MATERIALS PROVIDED:
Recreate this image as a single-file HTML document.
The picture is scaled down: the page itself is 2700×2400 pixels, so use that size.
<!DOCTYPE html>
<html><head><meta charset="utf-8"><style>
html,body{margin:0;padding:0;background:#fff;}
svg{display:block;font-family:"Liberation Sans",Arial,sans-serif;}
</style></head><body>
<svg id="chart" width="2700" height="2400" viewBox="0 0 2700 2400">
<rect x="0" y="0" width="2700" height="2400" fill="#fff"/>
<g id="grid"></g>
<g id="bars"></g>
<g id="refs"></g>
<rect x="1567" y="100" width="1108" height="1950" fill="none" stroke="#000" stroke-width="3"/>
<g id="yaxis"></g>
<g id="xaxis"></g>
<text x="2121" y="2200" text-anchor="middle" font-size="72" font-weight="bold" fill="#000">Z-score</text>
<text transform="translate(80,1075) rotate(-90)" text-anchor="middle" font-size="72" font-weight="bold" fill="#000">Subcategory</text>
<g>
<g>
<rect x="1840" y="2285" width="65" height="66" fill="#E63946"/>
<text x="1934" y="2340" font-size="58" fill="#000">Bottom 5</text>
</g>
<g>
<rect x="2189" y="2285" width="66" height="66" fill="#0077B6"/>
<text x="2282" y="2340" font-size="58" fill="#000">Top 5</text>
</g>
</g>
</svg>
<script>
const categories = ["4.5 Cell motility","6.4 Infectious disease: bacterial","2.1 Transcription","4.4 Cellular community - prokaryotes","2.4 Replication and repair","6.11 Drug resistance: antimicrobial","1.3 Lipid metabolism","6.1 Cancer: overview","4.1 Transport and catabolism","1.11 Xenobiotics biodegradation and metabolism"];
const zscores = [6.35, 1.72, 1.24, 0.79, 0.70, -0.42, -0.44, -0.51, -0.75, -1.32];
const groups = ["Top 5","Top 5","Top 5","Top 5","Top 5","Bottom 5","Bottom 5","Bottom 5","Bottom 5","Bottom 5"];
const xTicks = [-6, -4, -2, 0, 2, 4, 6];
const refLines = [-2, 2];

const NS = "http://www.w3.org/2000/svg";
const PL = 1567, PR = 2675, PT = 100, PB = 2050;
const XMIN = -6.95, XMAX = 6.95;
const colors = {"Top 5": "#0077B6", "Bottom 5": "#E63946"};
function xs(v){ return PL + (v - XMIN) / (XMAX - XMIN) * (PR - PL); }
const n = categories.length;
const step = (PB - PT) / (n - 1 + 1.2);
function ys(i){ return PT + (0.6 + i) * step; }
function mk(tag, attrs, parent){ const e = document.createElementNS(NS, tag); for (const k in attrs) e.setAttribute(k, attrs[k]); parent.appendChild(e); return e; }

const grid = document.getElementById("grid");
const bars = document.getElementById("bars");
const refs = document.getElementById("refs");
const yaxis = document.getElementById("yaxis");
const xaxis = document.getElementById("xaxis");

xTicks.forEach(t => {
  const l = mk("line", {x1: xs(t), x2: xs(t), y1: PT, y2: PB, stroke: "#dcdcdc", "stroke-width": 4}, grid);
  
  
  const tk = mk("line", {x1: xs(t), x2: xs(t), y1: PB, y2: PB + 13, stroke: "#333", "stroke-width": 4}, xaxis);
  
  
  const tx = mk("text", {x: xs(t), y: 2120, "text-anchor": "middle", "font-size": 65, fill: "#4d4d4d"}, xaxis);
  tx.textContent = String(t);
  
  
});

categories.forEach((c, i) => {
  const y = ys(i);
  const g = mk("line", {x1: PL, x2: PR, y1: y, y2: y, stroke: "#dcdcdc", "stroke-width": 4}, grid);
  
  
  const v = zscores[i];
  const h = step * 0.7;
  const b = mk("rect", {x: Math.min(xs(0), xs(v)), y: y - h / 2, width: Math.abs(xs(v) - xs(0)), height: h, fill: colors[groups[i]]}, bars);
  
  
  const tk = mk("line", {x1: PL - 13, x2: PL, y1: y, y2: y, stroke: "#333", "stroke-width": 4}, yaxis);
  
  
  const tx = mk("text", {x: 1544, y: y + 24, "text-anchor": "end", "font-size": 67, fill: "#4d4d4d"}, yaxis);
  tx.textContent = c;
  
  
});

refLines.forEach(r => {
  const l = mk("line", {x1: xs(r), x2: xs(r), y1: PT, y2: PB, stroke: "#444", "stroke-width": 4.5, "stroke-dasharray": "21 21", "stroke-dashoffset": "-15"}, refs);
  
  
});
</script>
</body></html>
--
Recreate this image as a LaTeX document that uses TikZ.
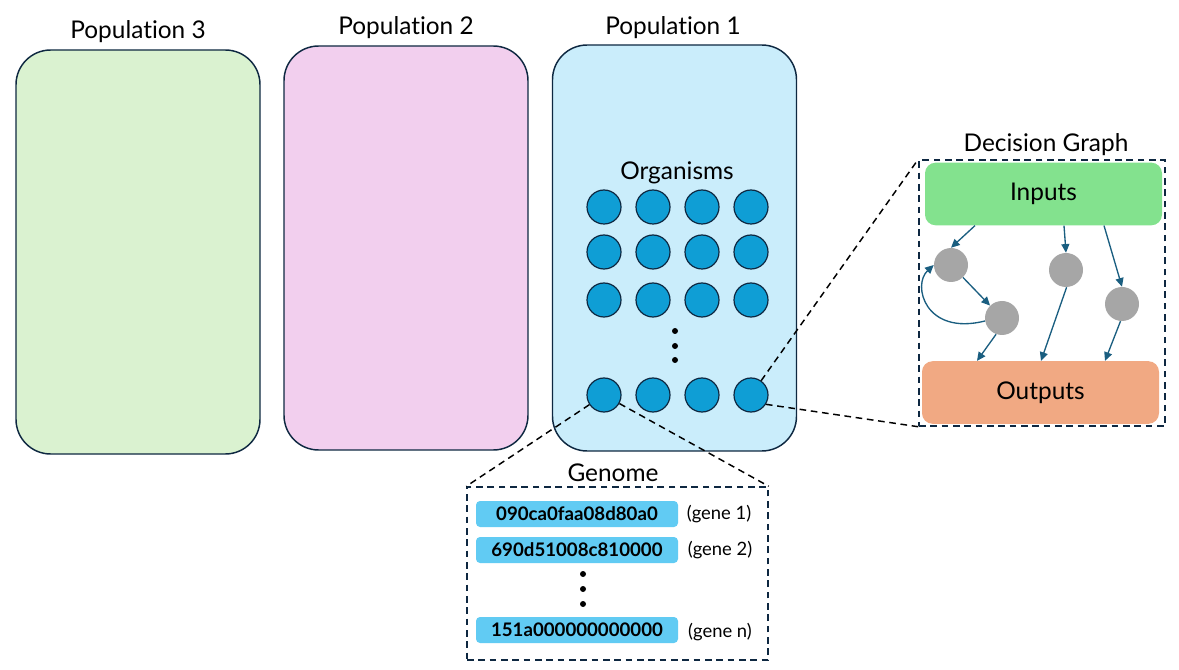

EXERCISE DIRECTIONS: In the listing, find every line containing the word "this" and list it.

FINISHED EXERCISE:
Recreate this image as a single-file HTML document.
Recreate this image as a LaTeX document that uses TikZ.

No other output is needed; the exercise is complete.